## What you are asked to do:
Give the data again exactly as written, skipping any pictures.

## Data excerpt:
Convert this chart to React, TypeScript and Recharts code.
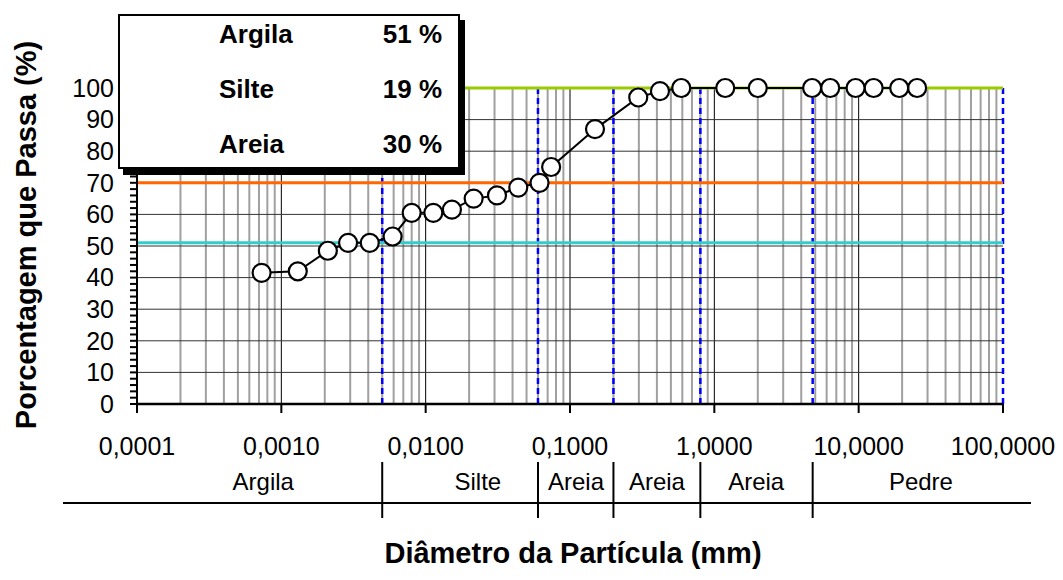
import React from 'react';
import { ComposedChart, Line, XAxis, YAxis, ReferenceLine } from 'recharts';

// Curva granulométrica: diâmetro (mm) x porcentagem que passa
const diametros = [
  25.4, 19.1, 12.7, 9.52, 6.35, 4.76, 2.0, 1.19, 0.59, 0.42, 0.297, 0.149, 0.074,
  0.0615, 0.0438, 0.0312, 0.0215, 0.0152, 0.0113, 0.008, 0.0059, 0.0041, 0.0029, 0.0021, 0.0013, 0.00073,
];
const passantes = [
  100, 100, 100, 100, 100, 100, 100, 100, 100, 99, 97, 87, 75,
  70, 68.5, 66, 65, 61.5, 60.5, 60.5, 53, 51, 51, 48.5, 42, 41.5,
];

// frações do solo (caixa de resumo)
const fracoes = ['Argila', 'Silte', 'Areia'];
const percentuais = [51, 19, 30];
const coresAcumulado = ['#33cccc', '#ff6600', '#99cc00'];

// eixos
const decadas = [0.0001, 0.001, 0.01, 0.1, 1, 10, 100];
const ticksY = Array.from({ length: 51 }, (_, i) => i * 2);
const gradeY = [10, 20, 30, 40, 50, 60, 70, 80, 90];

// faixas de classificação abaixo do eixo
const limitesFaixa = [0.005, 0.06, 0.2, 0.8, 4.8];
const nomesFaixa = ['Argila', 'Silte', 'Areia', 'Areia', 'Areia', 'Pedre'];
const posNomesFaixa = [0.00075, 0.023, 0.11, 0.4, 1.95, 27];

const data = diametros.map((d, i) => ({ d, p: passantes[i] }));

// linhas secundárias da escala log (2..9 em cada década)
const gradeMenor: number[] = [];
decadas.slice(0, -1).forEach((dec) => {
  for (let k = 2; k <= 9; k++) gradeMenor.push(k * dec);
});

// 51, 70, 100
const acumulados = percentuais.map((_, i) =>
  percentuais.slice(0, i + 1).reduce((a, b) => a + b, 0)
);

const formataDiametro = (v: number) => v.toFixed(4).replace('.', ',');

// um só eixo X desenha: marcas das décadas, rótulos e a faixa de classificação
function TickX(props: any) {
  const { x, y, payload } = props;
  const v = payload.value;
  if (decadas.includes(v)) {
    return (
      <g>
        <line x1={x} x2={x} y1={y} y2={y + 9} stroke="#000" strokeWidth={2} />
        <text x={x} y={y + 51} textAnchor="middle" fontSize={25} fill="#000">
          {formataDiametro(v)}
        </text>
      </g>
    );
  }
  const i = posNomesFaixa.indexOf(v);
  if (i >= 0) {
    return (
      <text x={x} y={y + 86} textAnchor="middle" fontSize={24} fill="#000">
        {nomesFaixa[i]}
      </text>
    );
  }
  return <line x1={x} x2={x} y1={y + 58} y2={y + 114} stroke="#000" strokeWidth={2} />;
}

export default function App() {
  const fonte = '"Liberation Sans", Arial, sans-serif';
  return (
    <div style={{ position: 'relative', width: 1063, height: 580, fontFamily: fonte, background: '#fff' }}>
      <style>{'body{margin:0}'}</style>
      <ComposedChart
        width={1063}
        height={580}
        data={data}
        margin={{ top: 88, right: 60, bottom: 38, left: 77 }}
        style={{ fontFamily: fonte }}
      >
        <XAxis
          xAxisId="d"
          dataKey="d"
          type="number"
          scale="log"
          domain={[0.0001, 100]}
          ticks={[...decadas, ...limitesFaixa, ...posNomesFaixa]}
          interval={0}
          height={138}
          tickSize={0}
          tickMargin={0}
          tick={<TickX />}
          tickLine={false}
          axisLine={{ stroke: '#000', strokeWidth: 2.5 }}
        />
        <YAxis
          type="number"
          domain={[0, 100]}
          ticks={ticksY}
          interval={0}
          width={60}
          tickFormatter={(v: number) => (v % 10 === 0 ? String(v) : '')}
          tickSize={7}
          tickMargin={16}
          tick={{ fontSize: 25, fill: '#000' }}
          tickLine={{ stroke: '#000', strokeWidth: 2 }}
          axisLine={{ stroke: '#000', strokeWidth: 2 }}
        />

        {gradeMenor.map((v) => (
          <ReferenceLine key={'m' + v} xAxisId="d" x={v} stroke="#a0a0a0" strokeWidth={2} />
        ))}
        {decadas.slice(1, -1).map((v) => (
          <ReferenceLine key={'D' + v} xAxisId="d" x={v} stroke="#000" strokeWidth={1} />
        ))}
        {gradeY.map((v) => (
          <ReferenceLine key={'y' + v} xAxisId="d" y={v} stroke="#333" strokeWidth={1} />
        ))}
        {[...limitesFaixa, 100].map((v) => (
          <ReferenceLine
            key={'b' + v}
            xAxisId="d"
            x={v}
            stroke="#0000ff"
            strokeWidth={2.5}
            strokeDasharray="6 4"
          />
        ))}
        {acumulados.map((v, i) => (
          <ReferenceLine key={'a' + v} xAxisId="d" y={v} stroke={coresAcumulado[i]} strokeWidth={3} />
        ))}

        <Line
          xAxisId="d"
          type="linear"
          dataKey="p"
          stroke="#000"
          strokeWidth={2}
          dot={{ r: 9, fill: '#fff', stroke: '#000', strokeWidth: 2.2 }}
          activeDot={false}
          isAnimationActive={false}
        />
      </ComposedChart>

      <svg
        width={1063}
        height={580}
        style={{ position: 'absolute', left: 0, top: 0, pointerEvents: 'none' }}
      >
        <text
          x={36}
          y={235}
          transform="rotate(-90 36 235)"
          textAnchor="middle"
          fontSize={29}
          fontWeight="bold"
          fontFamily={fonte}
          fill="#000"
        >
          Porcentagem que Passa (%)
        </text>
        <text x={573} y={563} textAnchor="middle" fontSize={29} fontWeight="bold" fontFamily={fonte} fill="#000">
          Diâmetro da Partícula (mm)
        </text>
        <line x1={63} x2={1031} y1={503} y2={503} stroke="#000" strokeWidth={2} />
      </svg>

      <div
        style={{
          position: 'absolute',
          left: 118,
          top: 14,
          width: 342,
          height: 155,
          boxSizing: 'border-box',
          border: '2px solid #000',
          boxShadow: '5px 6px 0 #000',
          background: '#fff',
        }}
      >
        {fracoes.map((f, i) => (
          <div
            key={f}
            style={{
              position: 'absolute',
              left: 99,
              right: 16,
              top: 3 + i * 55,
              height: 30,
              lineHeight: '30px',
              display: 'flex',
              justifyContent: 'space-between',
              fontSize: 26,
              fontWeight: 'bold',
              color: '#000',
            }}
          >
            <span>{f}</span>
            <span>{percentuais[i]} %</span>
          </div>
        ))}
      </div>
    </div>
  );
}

## Result:
Convert this chart to React, TypeScript and Recharts code.
import React from 'react';
import { ComposedChart, Line, XAxis, YAxis, ReferenceLine } from 'recharts';

// Curva granulométrica: diâmetro (mm) x porcentagem que passa
const diametros = [
  25.4, 19.1, 12.7, 9.52, 6.35, 4.76, 2.0, 1.19, 0.59, 0.42, 0.297, 0.149, 0.074,
  0.0615, 0.0438, 0.0312, 0.0215, 0.0152, 0.0113, 0.008, 0.0059, 0.0041, 0.0029, 0.0021, 0.0013, 0.00073,
];
const passantes = [
  100, 100, 100, 100, 100, 100, 100, 100, 100, 99, 97, 87, 75,
  70, 68.5, 66, 65, 61.5, 60.5, 60.5, 53, 51, 51, 48.5, 42, 41.5,
];

// frações do solo (caixa de resumo)
const fracoes = ['Argila', 'Silte', 'Areia'];
const percentuais = [51, 19, 30];
const coresAcumulado = ['#33cccc', '#ff6600', '#99cc00'];

// eixos
const decadas = [0.0001, 0.001, 0.01, 0.1, 1, 10, 100];
const ticksY = Array.from({ length: 51 }, (_, i) => i * 2);
const gradeY = [10, 20, 30, 40, 50, 60, 70, 80, 90];

// faixas de classificação abaixo do eixo
const limitesFaixa = [0.005, 0.06, 0.2, 0.8, 4.8];
const nomesFaixa = ['Argila', 'Silte', 'Areia', 'Areia', 'Areia', 'Pedre'];
const posNomesFaixa = [0.00075, 0.023, 0.11, 0.4, 1.95, 27];

const data = diametros.map((d, i) => ({ d, p: passantes[i] }));

// linhas secundárias da escala log (2..9 em cada década)
const gradeMenor: number[] = [];
decadas.slice(0, -1).forEach((dec) => {
  for (let k = 2; k <= 9; k++) gradeMenor.push(k * dec);
});

// 51, 70, 100
const acumulados = percentuais.map((_, i) =>
  percentuais.slice(0, i + 1).reduce((a, b) => a + b, 0)
);

const formataDiametro = (v: number) => v.toFixed(4).replace('.', ',');

// um só eixo X desenha: marcas das décadas, rótulos e a faixa de classificação
function TickX(props: any) {
  const { x, y, payload } = props;
  const v = payload.value;
  if (decadas.includes(v)) {
    return (
      <g>
        <line x1={x} x2={x} y1={y} y2={y + 9} stroke="#000" strokeWidth={2} />
        <text x={x} y={y + 51} textAnchor="middle" fontSize={25} fill="#000">
          {formataDiametro(v)}
        </text>
      </g>
    );
  }
  const i = posNomesFaixa.indexOf(v);
  if (i >= 0) {
    return (
      <text x={x} y={y + 86} textAnchor="middle" fontSize={24} fill="#000">
        {nomesFaixa[i]}
      </text>
    );
  }
  return <line x1={x} x2={x} y1={y + 58} y2={y + 114} stroke="#000" strokeWidth={2} />;
}

export default function App() {
  const fonte = '"Liberation Sans", Arial, sans-serif';
  return (
    <div style={{ position: 'relative', width: 1063, height: 580, fontFamily: fonte, background: '#fff' }}>
      <style>{'body{margin:0}'}</style>
      <ComposedChart
        width={1063}
        height={580}
        data={data}
        margin={{ top: 88, right: 60, bottom: 38, left: 77 }}
        style={{ fontFamily: fonte }}
      >
        <XAxis
          xAxisId="d"
          dataKey="d"
          type="number"
          scale="log"
          domain={[0.0001, 100]}
          ticks={[...decadas, ...limitesFaixa, ...posNomesFaixa]}
          interval={0}
          height={138}
          tickSize={0}
          tickMargin={0}
          tick={<TickX />}
          tickLine={false}
          axisLine={{ stroke: '#000', strokeWidth: 2.5 }}
        />
        <YAxis
          type="number"
          domain={[0, 100]}
          ticks={ticksY}
          interval={0}
          width={60}
          tickFormatter={(v: number) => (v % 10 === 0 ? String(v) : '')}
          tickSize={7}
          tickMargin={16}
          tick={{ fontSize: 25, fill: '#000' }}
          tickLine={{ stroke: '#000', strokeWidth: 2 }}
          axisLine={{ stroke: '#000', strokeWidth: 2 }}
        />

        {gradeMenor.map((v) => (
          <ReferenceLine key={'m' + v} xAxisId="d" x={v} stroke="#a0a0a0" strokeWidth={2} />
        ))}
        {decadas.slice(1, -1).map((v) => (
          <ReferenceLine key={'D' + v} xAxisId="d" x={v} stroke="#000" strokeWidth={1} />
        ))}
        {gradeY.map((v) => (
          <ReferenceLine key={'y' + v} xAxisId="d" y={v} stroke="#333" strokeWidth={1} />
        ))}
        {[...limitesFaixa, 100].map((v) => (
          <ReferenceLine
            key={'b' + v}
            xAxisId="d"
            x={v}
            stroke="#0000ff"
            strokeWidth={2.5}
            strokeDasharray="6 4"
          />
        ))}
        {acumulados.map((v, i) => (
          <ReferenceLine key={'a' + v} xAxisId="d" y={v} stroke={coresAcumulado[i]} strokeWidth={3} />
        ))}

        <Line
          xAxisId="d"
          type="linear"
          dataKey="p"
          stroke="#000"
          strokeWidth={2}
          dot={{ r: 9, fill: '#fff', stroke: '#000', strokeWidth: 2.2 }}
          activeDot={false}
          isAnimationActive={false}
        />
      </ComposedChart>

      <svg
        width={1063}
        height={580}
        style={{ position: 'absolute', left: 0, top: 0, pointerEvents: 'none' }}
      >
        <text
          x={36}
          y={235}
          transform="rotate(-90 36 235)"
          textAnchor="middle"
          fontSize={29}
          fontWeight="bold"
          fontFamily={fonte}
          fill="#000"
        >
          Porcentagem que Passa (%)
        </text>
        <text x={573} y={563} textAnchor="middle" fontSize={29} fontWeight="bold" fontFamily={fonte} fill="#000">
          Diâmetro da Partícula (mm)
        </text>
        <line x1={63} x2={1031} y1={503} y2={503} stroke="#000" strokeWidth={2} />
      </svg>

      <div
        style={{
          position: 'absolute',
          left: 118,
          top: 14,
          width: 342,
          height: 155,
          boxSizing: 'border-box',
          border: '2px solid #000',
          boxShadow: '5px 6px 0 #000',
          background: '#fff',
        }}
      >
        {fracoes.map((f, i) => (
          <div
            key={f}
            style={{
              position: 'absolute',
              left: 99,
              right: 16,
              top: 3 + i * 55,
              height: 30,
              lineHeight: '30px',
              display: 'flex',
              justifyContent: 'space-between',
              fontSize: 26,
              fontWeight: 'bold',
              color: '#000',
            }}
          >
            <span>{f}</span>
            <span>{percentuais[i]} %</span>
          </div>
        ))}
      </div>
    </div>
  );
}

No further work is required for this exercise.